Even when LYN got the commission, Lock says access to the site was limited: the contractors were busy doing other tasks for the ODA. Also, the ODA’s bureaucracy was huge and cumbersome, set in place for multimillion-pound stadium and infrastructure projects. Even though Hub 67 was only a £350,000 temporary community building, the ODA procurement route started off being the same as for these much larger projects. Whenever Lock and his colleagues needed to visit the material site, they had to complete a risk assessment, and then would have only about an hour on site.

As a consequence, Lock developed a keen eye to spot potential building material. He soon noticed that there were a lot of steel frames with glazed and insulated composite metal panels, the remains of the banks and food vending machines. Lock secured nine of these to create the structure of Hub 67. Cladding came in the form of the external finishing for the Olympic Training Centre. Lock states that they only had to get one of the roof elements built from new, as there wasn’t a correctly falling existing roof element to reuse.

The original suppliers of this material were supportive of Lock reusing their product, as they were keen to demonstrate how their product was indeed designed for ‘remanufacture’. Nevertheless, the acquisition of this second-hand material was very time- consuming and stressful. The client (the ODA) had not had the time to think through the implications of constructing a building out of second-hand material. This was Lock’s belief.

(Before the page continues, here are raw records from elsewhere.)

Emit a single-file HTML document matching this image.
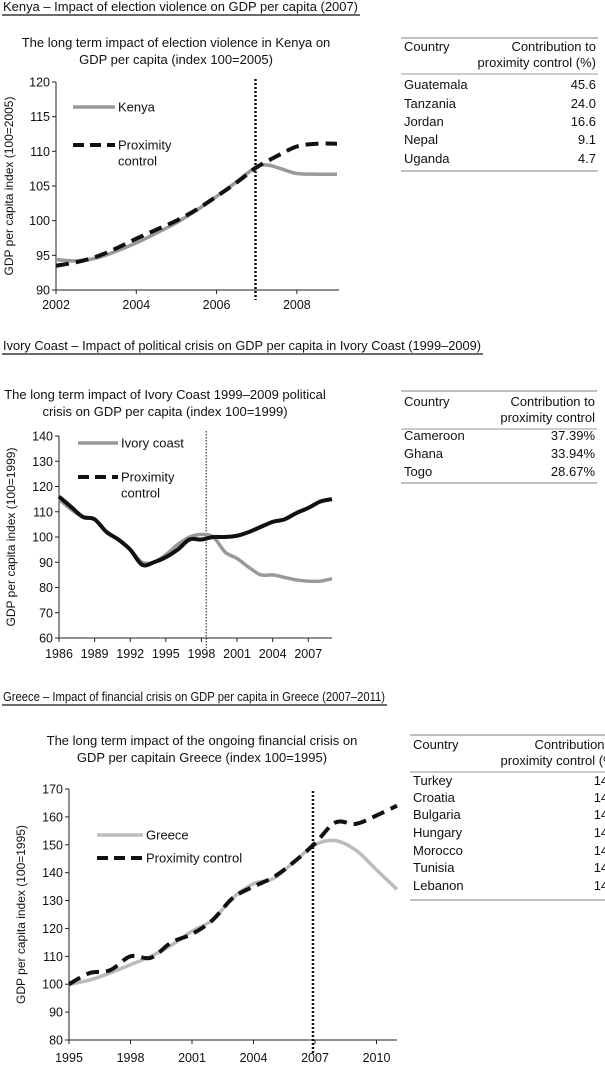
<!DOCTYPE html>
<html><head><meta charset="utf-8"><style>
html,body{margin:0;padding:0;background:#fff;width:605px;height:1071px;overflow:hidden}
svg{display:block;font-family:"Liberation Sans",Arial,sans-serif}
</style></head><body>
<svg id="s" width="605" height="1071" viewBox="0 0 605 1071"></svg>
<script>
// ---- Chart data ----
const kenyaYears = [2002,2002.5,2003,2003.5,2004,2004.5,2005,2005.5,2006,2006.5,2007,2007.3,2007.6,2008,2008.5,2009];
const kenyaVals  = [94.4,94.2,94.6,95.6,96.8,98.2,99.7,101.5,103.5,105.6,107.8,108.0,107.5,106.8,106.7,106.7];
const kenyaPxYears = [2002,2002.5,2003,2003.5,2004,2004.5,2005,2005.5,2006,2006.5,2007,2007.5,2008,2008.5,2009];
const kenyaPxVals  = [93.5,94.0,94.8,96.0,97.4,98.7,100.0,101.6,103.5,105.5,107.7,109.3,110.7,111.1,111.1];
const kenyaXTicks = [2002,2004,2006,2008];
const kenyaYTicks = [90,95,100,105,110,115,120];

const icYears = [1986,1987,1988,1989,1990,1991,1992,1993,1994,1995,1996,1997,1998,1999,2000,2001,2002,2003,2004,2005,2006,2007,2008,2009];
const icVals  = [115,111,108,107,102,99,95,90,90,93,97,100,101,100,94,91.5,88,85,85,84,83,82.5,82.5,83.5];
const icPxVals = [116,112,108,107,102,99,95,89,90,92,95,99,99,100,100,100.5,102,104,106,107,109.5,111.5,114,115];
const icXTicks = [1986,1989,1992,1995,1998,2001,2004,2007];
const icYTicks = [60,70,80,90,100,110,120,130,140];

const grYears = [1995,1996,1997,1998,1999,2000,2001,2002,2003,2004,2005,2006,2007,2008,2009,2010,2011];
const grVals  = [100,101.5,104,107,110,114,119,123,131,136,138,144,150,151.5,148,141,134];
const grPxVals = [100,104,105,110,109.5,115,118,123,131,135,138.5,144,150.5,158,157.5,160.5,164];
const grXTicks = [1995,1998,2001,2004,2007,2010];
const grYTicks = [80,90,100,110,120,130,140,150,160,170];

const NS="http://www.w3.org/2000/svg";
const svg=document.getElementById('s');
function mk(tag,attrs,parent){const e=document.createElementNS(NS,tag);for(const k in attrs)e.setAttribute(k,attrs[k]);(parent||svg).appendChild(e);return e;}
function txt(x,y,s,size,anchor,parent){const t=mk('text',{x:x,y:y,'font-size':size,'text-anchor':anchor||'start',fill:'#111'},parent);t.textContent=s;return t;}
function smooth(pts){let d='M'+pts[0][0]+','+pts[0][1];for(let i=0;i<pts.length-1;i++){const p0=pts[i-1]||pts[i],p1=pts[i],p2=pts[i+1],p3=pts[i+2]||p2;const c1x=p1[0]+(p2[0]-p0[0])/6,c1y=p1[1]+(p2[1]-p0[1])/6,c2x=p2[0]-(p3[0]-p1[0])/6,c2y=p2[1]-(p3[1]-p1[1])/6;d+=' C'+c1x+','+c1y+' '+c2x+','+c2y+' '+p2[0]+','+p2[1];}return d;}

function chart(cfg){
  const g=mk('g',{});
  
  
  const X=v=>cfg.x0+(v-cfg.xmin)/(cfg.xmax-cfg.xmin)*(cfg.x1-cfg.x0);
  const Y=v=>cfg.y1+(v-cfg.ymin)/(cfg.ymax-cfg.ymin)*(cfg.y0-cfg.y1);
  cfg.title.forEach((l,i)=>{const t=txt(cfg.tx,cfg.ty+i*17,l,13,'middle',g);
    
    });
  const ax=mk('path',{d:`M${cfg.x0},${cfg.y0} V${cfg.y1} H${cfg.x1}`,stroke:'#222','stroke-width':1,fill:'none'},g);
  
  
  cfg.yt.forEach(v=>{mk('line',{x1:cfg.x0-4,x2:cfg.x0,y1:Y(v),y2:Y(v),stroke:'#222'},g);
    const t=txt(cfg.x0-6,Y(v)+4.5,String(v),12.5,'end',g);
    
    });
  cfg.xt.forEach(v=>{mk('line',{x1:X(v),x2:X(v),y1:cfg.y1,y2:cfg.y1+4,stroke:'#222'},g);
    const t=txt(X(v),cfg.y1+cfg.xlo,String(v),12.5,'middle',g);
    
    });
  const yt=txt(0,0,cfg.ytitle,12,'middle',g);
  yt.setAttribute('transform',`translate(${cfg.ytx},${(cfg.y0+cfg.y1)/2}) rotate(-90)`);
  
  
  const ev=mk('line',{x1:X(cfg.ev),x2:X(cfg.ev),y1:cfg.evy0,y2:cfg.evy1,stroke:'#111','stroke-width':cfg.evw,'stroke-dasharray':cfg.evw>2?'2,2':'1.5,1.5'},g);
  
  
  const p1=mk('path',{d:smooth(cfg.sx.map((x,i)=>[X(x),Y(cfg.s1[i])])),stroke:cfg.c1,'stroke-width':3.5,fill:'none'},g);
  
  
  const p2=mk('path',{d:smooth((cfg.sx2||cfg.sx).map((x,i)=>[X(x),Y(cfg.s2[i])])),stroke:'#111','stroke-width':4,fill:'none','stroke-dasharray':cfg.dash2||'none'},g);
  
  
  const L=cfg.leg;
  const l1=mk('line',{x1:L.x,x2:L.x+L.w,y1:L.y1,y2:L.y1,stroke:cfg.c1,'stroke-width':3.5},g);
  
  
  const lt1=txt(L.x+L.w+3,L.y1+4.5,cfg.n1,13,'start',g);
  
  
  const l2=mk('line',{x1:L.x,x2:L.x+L.w,y1:L.y2,y2:L.y2,stroke:'#111','stroke-width':4,'stroke-dasharray':'11,6'},g);
  
  
  cfg.n2.forEach((s,i)=>{const t=txt(L.x+L.w+3,L.y2+4.5+i*16,s,13,'start',g);
    
    });
}

function heading(y,s,w){const t=txt(3,y,s,13,'start');
  t.setAttribute('textLength',w-5);
  t.setAttribute('lengthAdjust','spacingAndGlyphs');
  
  
  mk('line',{x1:2,x2:w,y1:y+4,y2:y+4,stroke:'#111','stroke-width':1.3});}

function table(x0,x1,top,h1,h2,hr,rows,rowY,bottom,name){
  const g=mk('g',{});
  
  
  mk('line',{x1:x0,x2:x1,y1:top,y2:top,stroke:'#999','stroke-width':1.3},g);
  txt(x0+3,h1,'Country',13,'start',g);
  txt(x1-2,h1,'Contribution to',13,'end',g);
  txt(x1-2,h2,hr,13,'end',g);
  mk('line',{x1:x0,x2:x1,y1:h2+7,y2:h2+7,stroke:'#999','stroke-width':1},g);
  rows.forEach((r,i)=>{txt(x0+3,rowY[i],r[0],13,'start',g);txt(x1-2,rowY[i],r[1],13,'end',g);});
  mk('line',{x1:x0,x2:x1,y1:bottom,y2:bottom,stroke:'#999','stroke-width':1.3},g);
}

heading(11,'Kenya \u2013 Impact of election violence on GDP per capita (2007)',360);
chart({name:'kenya-chart',title:['The long term impact of election violence in Kenya  on','GDP per capita (index 100=2005)'],tx:176,ty:47,
 x0:56,x1:339,xmin:2002,xmax:2009.05,y0:82,y1:290,ymin:90,ymax:120,xt:kenyaXTicks,yt:kenyaYTicks,xlo:19,
 ytitle:'GDP per capita index (100=2005)',ytx:13,ev:2006.97,evy0:79,evy1:300,evw:2.5,
 sx:kenyaYears,s1:kenyaVals,sx2:kenyaPxYears,s2:kenyaPxVals,c1:'#999',dash2:'13,7',n1:'Kenya',n2:['Proximity','control'],
 leg:{x:73,w:42,y1:107,y2:145}});
table(401,598,38,51,67,'proximity control (%)',[['Guatemala','45.6'],['Tanzania','24.0'],['Jordan','16.6'],['Nepal','9.1'],['Uganda','4.7']],[89,108,126,144,163],171,'kenya-table');

heading(350,'Ivory Coast \u2013 Impact of political crisis on GDP per capita in Ivory Coast (1999\u20132009)',483);
chart({name:'ivory-coast-chart',title:['The long term impact of Ivory Coast 1999\u20132009 political','crisis on GDP per capita (index 100=1999)'],tx:165,ty:399,
 x0:59,x1:332,xmin:1986,xmax:2009,y0:436,y1:638,ymin:60,ymax:140,xt:icXTicks,yt:icYTicks,xlo:20,
 ytitle:'GDP per capita index (100=1999)',ytx:15,ev:1998.4,evy0:431,evy1:648,evw:1,
 sx:icYears,s1:icVals,s2:icPxVals,c1:'#999',n1:'Ivory coast',n2:['Proximity','control'],
 leg:{x:78,w:40,y1:443,y2:477}});
table(401,597,391,406,422,'proximity control',[['Cameroon','37.39%'],['Ghana','33.94%'],['Togo','28.67%']],[440,458,476],483,'ivory-coast-table');

heading(701,'Greece  \u2013 Impact of financial crisis on GDP per capita in Greece (2007\u20132011)',387);
chart({name:'greece-chart',title:['The long term impact of the ongoing financial crisis on','GDP per capitain Greece (index 100=1995)'],tx:202,ty:745,
 x0:69,x1:397,xmin:1995,xmax:2011,y0:789,y1:1040,ymin:80,ymax:170,xt:grXTicks,yt:grYTicks,xlo:22,
 ytitle:'GDP per capita index (100=1995)',ytx:25,ev:2006.9,evy0:791,evy1:1054,evw:2.5,
 sx:grYears,s1:grVals,s2:grPxVals,c1:'#bbb',dash2:'13,7',n1:'Greece',n2:['Proximity control'],
 leg:{x:97,w:46,y1:835,y2:858}});
table(410,621,735,749,765,'proximity control (%)',[['Turkey','14.3'],['Croatia','14.3'],['Bulgaria','14.3'],['Hungary','14.3'],['Morocco','14.3'],['Tunisia','14.3'],['Lebanon','14.3']],[785,802,819,837,855,872,890],900,'greece-table');
</script>
</body></html>
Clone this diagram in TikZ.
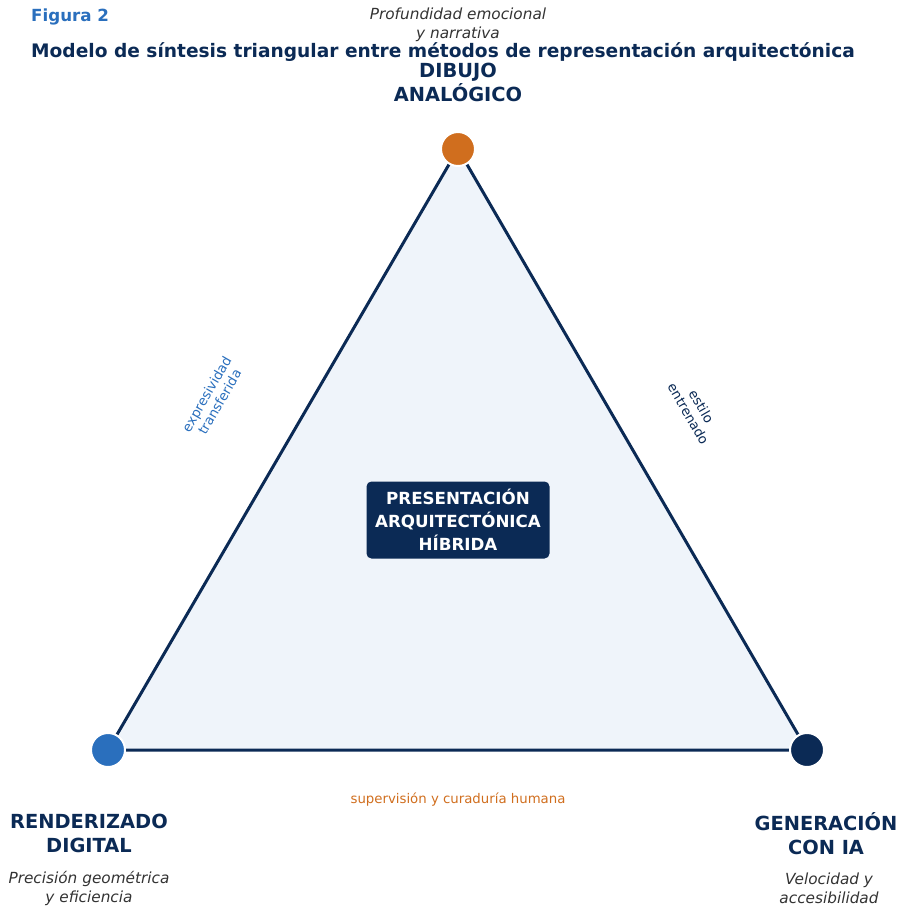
\documentclass[tikz,border=0pt]{standalone}
\usepackage{fontspec}
\setmainfont{DejaVu Sans}
\usetikzlibrary{positioning}
\definecolor{navy}{HTML}{0B2A55}
\definecolor{vblue}{HTML}{2A6FBD}
\definecolor{vorange}{HTML}{D06E1E}
\definecolor{trifill}{HTML}{EFF4FA}
\definecolor{remarkgray}{HTML}{333333}

\begin{document}
\begin{tikzpicture}[x=1pt,y=-1pt,
	edge/.style={draw=navy, line width=3pt, line join=round},
	vertex/.style={circle, minimum size=34pt, inner sep=0, draw=white, line width=2pt},
	corner/.style={font=\bfseries\fontsize{19.4}{24}\selectfont, text=navy, align=center, inner sep=0},
	remark/.style={font=\itshape\fontsize{15.3}{19}\selectfont, text=remarkgray, align=center, inner sep=0},
	sidelabel/.style={font=\fontsize{13.3}{15}\selectfont, align=center, inner sep=0}]
	\useasboundingbox (0,0) rectangle (905,915);
	
	% heading
	\node[anchor=west, inner sep=0, text=vblue, font=\bfseries\fontsize{16.7}{20}\selectfont] (fig) at (31,17) {Figura 2};
	\node[anchor=west, inner sep=0, text=navy, font=\bfseries\fontsize{18.6}{22}\selectfont] (title) at (31,52) {Modelo de síntesis triangular entre métodos de representación arquitectónica};
	
	% triangle
	\coordinate (top) at (458,149);
	\coordinate (left) at (108,750);
	\coordinate (right) at (807,750);
	\filldraw[edge, fill=trifill] (top) -- (right) -- (left) -- cycle;
	
	\node[vertex, fill=vorange] (dibujo) at (top) {};
	\node[vertex, fill=vblue] (render) at (left) {};
	\node[vertex, fill=navy] (ia) at (right) {};
	
	% vertex labels
	\node[remark] (dibujonote) at (458,24.5) {Profundidad emocional\\y narrativa};
	\node[corner] (dibujoname) at (458,82) {DIBUJO\\ANALÓGICO};
	\node[corner] (rendername) at (89,833.5) {RENDERIZADO\\DIGITAL};
	\node[remark] (rendernote) at (89,888) {Precisión geométrica\\y eficiencia};
	\node[corner] (ianame) at (826,833.5) {GENERACIÓN\\CON IA};
	\node[remark] (ianote) at (829,888) {Velocidad y\\accesibilidad};
	
	% edge labels
	\node[sidelabel, text=vblue, rotate=60] (lefttext) at (213,398) {expresividad\\transferida};
	\node[sidelabel, text=navy, rotate=-60] (righttext) at (695,410) {estilo\\entrenado};
	\node[sidelabel, text=vorange] (bottomtext) at (458,800) {supervisión y curaduría humana};
	
	% centre
	\node[fill=navy, rounded corners=5pt, minimum width=183pt, minimum height=77pt, inner sep=0, align=center, text=white, font=\bfseries\fontsize{16.7}{23}\selectfont] (hibrida) at (458,520) {PRESENTACIÓN\\ARQUITECTÓNICA\\HÍBRIDA};
\end{tikzpicture}
\end{document}
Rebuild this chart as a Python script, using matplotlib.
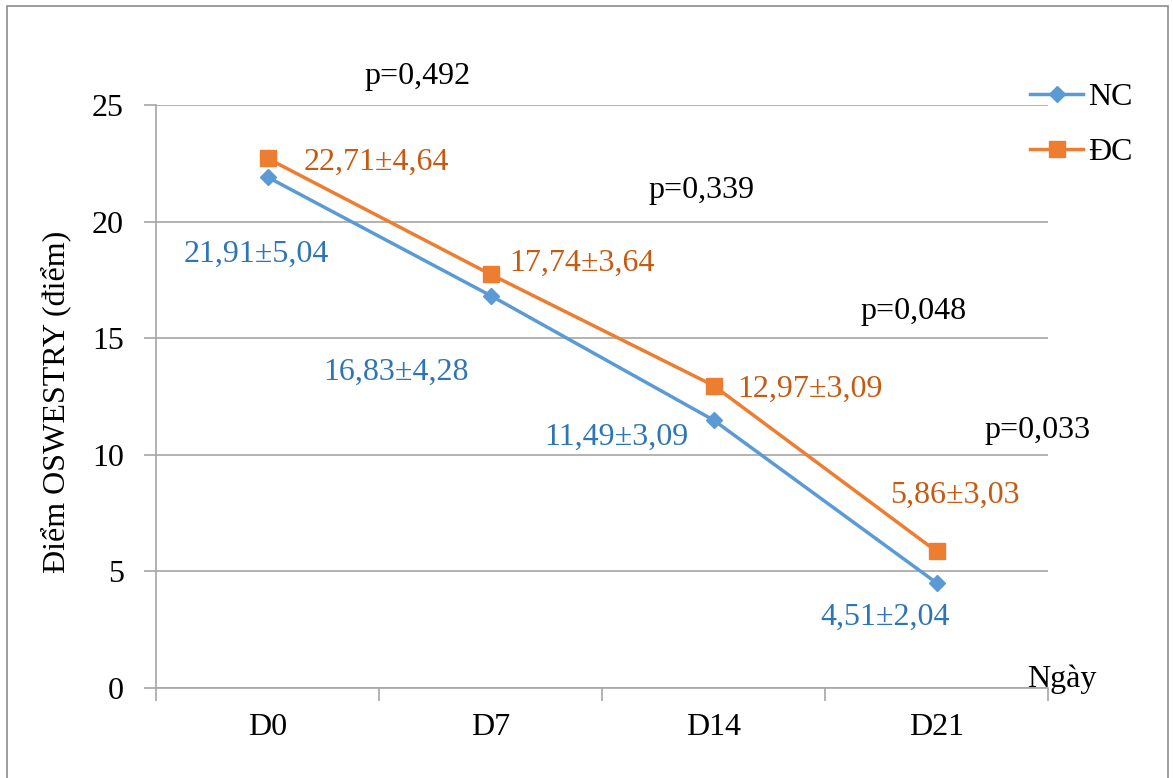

The contractual set-up was also not appropriate for a small construction project made of second-hand material. The main contractor for the project was a small building company not used to working with 500- page contracts such as the type the ODA normally issued. They successfully negotiated the contract size down to a mere 75 pages. However the contract was still a ‘standard’ NEC (New Engineering and Construction Contract), with its obligations for the building contractor to guarantee proper performance of the resultant construction. This immediately raised the question: ‘How does one guarantee the performance of a building made from second- hand materials without the data that proves the quality or standards of these materials?’ This issue reinforces the need for ‘material passports’ discussed later on in this book. The contractor took an informed risk. They assumed that as the building would only be used for three years, they would probably not test this issue of building fabric performance ie, how the external fabric of this building performs from the point of view of insulation levels, air tightness (ability not to leak air through walls/ roof etc) and therefore conserve energy and weather proofing (all issues checked by Local Authority Building Control Department).

The main challenge that Lock and his colleagues at LYN Atelier had to overcome was that the definition of a ‘temporary building’ as far as the Building Regulations is concerned is a building occupied for up to two years. The Hub 67 building needed to be occupied for over three years. The consequences of this were profound. The external fabric of Hub 67 had to meet the airtightness and insulation levels described in ‘Part L2 2013’, which was brand new legislation at that time. Thanks to the team pulling together (and somebody finding a gadget that can measure the U-value of the different materials as they were reassembled on site!) they were able to meet this additional challenge. The project was built on budget and on time (constructed in a little over 12 weeks), which considering the unusual constraints and challenges facing the design and construction team, and indeed the client, was a real achievement.